_WHAT NEEDS TO BE DONE_
Retype word for word the first line of the listing and each line after it up to the line with "plt.rcParams['font.family'] = ['DejaVu", with the pictures taken out.

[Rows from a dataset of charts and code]
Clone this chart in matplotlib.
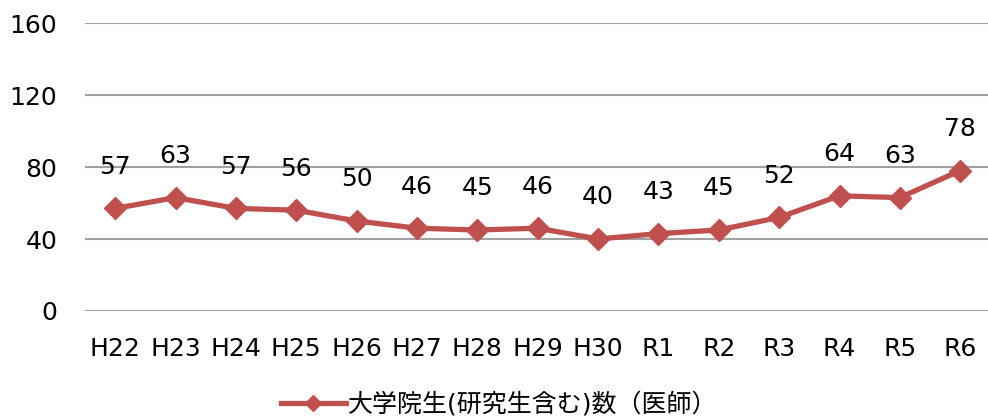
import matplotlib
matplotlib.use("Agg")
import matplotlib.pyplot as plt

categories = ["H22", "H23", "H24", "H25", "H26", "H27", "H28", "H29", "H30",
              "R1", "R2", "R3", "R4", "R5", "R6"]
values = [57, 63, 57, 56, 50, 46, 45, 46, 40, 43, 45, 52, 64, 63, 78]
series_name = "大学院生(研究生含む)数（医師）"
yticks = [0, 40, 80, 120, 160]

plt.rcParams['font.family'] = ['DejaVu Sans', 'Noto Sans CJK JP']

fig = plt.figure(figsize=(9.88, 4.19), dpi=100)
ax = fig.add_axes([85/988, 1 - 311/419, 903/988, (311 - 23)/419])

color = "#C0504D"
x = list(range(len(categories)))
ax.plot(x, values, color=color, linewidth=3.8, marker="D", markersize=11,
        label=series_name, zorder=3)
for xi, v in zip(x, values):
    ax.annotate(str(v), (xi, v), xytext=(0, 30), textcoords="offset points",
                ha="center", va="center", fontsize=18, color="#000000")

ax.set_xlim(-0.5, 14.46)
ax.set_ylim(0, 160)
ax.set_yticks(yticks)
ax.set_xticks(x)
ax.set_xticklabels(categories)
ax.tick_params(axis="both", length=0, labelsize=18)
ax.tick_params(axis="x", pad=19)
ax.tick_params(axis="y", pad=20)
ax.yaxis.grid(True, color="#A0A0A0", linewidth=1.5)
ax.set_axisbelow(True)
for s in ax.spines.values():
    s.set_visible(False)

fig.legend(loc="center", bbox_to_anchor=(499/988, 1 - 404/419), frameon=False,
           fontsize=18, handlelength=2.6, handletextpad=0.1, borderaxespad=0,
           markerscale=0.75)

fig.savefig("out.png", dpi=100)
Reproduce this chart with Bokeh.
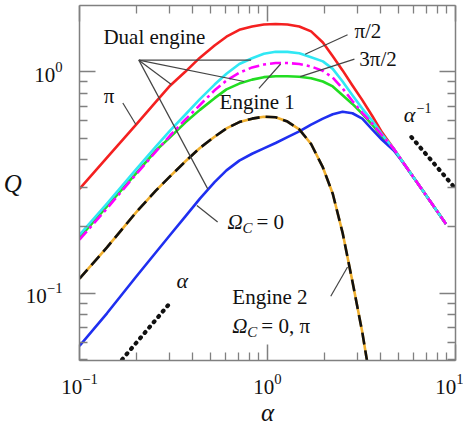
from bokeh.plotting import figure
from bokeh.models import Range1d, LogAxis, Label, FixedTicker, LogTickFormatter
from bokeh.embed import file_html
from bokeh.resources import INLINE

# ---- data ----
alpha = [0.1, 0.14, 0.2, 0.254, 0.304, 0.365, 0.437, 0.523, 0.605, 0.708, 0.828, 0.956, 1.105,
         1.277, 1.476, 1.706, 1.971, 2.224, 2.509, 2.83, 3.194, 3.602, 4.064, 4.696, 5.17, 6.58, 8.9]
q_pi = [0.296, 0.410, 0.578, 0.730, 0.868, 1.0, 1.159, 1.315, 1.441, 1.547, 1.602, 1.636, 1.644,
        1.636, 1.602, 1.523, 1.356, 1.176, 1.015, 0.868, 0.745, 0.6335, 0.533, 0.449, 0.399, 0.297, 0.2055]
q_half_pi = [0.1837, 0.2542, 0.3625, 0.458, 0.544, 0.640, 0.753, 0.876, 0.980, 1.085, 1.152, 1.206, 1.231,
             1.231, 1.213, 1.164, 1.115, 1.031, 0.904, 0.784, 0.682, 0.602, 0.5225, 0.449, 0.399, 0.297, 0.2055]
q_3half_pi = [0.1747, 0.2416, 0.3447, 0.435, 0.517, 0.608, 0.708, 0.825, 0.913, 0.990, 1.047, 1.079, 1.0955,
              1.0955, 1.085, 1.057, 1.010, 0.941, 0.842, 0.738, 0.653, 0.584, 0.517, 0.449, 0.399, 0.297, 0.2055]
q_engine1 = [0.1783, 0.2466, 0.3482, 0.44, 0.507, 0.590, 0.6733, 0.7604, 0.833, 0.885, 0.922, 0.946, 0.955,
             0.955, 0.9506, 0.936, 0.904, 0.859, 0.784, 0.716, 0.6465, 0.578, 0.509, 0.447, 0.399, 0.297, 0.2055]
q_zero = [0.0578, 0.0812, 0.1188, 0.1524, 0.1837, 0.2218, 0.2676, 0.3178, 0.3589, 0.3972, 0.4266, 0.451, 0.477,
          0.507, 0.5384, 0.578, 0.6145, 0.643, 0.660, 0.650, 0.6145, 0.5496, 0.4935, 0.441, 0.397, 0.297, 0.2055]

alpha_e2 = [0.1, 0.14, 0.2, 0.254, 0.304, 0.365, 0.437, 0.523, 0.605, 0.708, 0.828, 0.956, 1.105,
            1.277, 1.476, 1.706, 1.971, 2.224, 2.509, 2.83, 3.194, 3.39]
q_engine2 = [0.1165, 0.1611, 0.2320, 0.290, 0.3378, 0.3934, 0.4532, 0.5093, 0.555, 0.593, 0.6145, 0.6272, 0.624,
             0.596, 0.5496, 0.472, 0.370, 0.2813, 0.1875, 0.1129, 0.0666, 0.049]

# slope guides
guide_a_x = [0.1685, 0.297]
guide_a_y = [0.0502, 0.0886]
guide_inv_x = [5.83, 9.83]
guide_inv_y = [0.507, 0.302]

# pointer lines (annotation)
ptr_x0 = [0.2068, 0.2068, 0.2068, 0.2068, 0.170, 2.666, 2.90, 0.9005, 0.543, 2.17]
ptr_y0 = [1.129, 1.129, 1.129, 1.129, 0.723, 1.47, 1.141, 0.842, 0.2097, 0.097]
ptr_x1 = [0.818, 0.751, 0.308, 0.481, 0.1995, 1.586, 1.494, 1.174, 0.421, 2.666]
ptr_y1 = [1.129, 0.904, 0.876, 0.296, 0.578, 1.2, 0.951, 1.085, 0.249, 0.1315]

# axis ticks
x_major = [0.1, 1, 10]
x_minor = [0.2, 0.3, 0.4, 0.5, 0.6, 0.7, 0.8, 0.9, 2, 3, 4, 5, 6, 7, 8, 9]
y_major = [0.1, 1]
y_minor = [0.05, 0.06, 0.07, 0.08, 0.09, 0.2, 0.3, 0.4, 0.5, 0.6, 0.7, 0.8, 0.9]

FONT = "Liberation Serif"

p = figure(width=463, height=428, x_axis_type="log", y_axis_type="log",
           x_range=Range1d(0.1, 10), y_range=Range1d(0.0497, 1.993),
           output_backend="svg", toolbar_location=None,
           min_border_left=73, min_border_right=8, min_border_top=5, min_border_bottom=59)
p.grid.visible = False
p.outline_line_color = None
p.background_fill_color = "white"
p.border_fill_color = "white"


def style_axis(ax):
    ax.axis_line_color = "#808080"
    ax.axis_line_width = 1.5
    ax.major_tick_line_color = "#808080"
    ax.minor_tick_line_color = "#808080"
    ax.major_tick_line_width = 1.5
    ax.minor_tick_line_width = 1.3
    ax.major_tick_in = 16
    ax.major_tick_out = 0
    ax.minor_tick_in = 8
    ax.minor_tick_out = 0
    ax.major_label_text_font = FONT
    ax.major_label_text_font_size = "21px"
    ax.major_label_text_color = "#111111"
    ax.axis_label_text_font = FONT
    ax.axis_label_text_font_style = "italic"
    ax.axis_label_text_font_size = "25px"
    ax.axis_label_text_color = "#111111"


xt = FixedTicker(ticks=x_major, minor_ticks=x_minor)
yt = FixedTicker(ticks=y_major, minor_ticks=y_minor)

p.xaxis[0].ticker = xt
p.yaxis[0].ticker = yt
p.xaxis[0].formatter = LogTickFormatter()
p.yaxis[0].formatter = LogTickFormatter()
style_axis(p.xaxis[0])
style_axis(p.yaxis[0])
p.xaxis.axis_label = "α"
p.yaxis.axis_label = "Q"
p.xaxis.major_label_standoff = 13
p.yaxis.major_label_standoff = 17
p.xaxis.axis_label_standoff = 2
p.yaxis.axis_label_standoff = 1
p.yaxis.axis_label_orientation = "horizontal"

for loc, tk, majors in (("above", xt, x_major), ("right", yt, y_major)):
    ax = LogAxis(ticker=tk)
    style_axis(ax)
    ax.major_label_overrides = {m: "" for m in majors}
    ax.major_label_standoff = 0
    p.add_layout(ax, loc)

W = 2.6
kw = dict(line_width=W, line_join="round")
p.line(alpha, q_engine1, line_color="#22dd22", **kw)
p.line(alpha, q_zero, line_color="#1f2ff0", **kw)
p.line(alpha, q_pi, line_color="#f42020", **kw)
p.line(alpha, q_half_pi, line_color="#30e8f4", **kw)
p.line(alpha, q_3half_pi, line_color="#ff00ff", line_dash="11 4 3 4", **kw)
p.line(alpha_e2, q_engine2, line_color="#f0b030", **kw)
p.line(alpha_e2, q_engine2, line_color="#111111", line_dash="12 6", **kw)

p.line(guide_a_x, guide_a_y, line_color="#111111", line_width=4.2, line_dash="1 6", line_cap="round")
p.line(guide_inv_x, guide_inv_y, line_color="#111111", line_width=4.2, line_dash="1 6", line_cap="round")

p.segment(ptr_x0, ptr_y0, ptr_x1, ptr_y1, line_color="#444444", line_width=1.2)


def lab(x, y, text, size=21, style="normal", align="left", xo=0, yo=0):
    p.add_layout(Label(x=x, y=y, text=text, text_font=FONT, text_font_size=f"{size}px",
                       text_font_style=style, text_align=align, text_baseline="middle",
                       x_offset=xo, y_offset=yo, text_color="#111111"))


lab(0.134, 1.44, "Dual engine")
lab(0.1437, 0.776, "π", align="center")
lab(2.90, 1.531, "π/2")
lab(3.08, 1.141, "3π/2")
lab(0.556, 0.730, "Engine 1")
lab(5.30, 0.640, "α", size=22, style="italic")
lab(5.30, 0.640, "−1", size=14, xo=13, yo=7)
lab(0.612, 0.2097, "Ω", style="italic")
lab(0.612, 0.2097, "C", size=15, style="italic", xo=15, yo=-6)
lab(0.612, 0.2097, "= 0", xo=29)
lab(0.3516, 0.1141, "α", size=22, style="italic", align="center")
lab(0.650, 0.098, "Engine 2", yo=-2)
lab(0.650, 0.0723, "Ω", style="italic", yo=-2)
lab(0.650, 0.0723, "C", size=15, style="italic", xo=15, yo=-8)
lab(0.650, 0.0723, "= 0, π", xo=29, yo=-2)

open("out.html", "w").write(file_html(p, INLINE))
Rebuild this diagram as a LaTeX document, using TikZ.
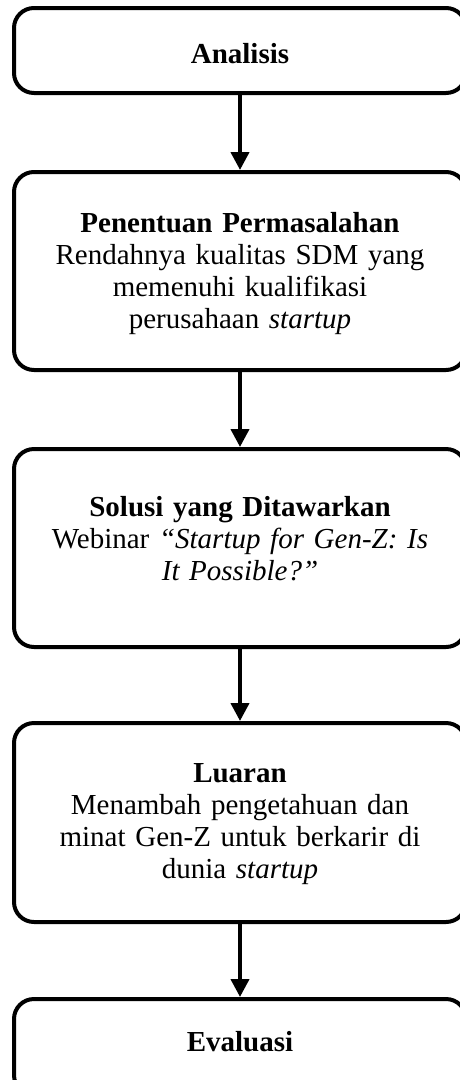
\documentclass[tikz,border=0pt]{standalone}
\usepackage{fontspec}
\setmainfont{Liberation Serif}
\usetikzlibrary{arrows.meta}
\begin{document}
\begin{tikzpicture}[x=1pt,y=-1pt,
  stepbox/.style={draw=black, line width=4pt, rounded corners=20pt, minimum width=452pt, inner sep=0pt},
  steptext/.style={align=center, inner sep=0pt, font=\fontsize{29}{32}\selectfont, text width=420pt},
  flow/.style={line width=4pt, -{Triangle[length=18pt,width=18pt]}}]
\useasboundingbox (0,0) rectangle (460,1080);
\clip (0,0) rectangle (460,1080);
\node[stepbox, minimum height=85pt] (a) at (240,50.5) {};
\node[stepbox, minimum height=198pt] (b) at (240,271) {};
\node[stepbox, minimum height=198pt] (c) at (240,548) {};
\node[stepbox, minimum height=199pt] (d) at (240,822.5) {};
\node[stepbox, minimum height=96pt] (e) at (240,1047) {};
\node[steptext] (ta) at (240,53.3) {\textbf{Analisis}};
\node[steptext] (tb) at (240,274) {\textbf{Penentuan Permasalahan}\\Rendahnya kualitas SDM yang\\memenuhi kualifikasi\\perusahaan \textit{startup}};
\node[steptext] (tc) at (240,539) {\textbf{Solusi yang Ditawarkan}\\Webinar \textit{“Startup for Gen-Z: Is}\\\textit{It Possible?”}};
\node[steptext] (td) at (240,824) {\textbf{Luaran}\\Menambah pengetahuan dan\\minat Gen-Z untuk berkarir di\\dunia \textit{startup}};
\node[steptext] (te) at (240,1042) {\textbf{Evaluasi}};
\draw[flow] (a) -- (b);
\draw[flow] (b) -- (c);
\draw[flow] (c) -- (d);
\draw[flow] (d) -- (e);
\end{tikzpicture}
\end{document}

_EXPECTED ANSWER_
Clone this chart in matplotlib.
import matplotlib
matplotlib.use("Agg")
import matplotlib.pyplot as plt

categories = ["H22", "H23", "H24", "H25", "H26", "H27", "H28", "H29", "H30",
              "R1", "R2", "R3", "R4", "R5", "R6"]
values = [57, 63, 57, 56, 50, 46, 45, 46, 40, 43, 45, 52, 64, 63, 78]
series_name = "大学院生(研究生含む)数（医師）"
yticks = [0, 40, 80, 120, 160]

plt.rcParams['font.family'] = ['DejaVu Sans', 'Noto Sans CJK JP']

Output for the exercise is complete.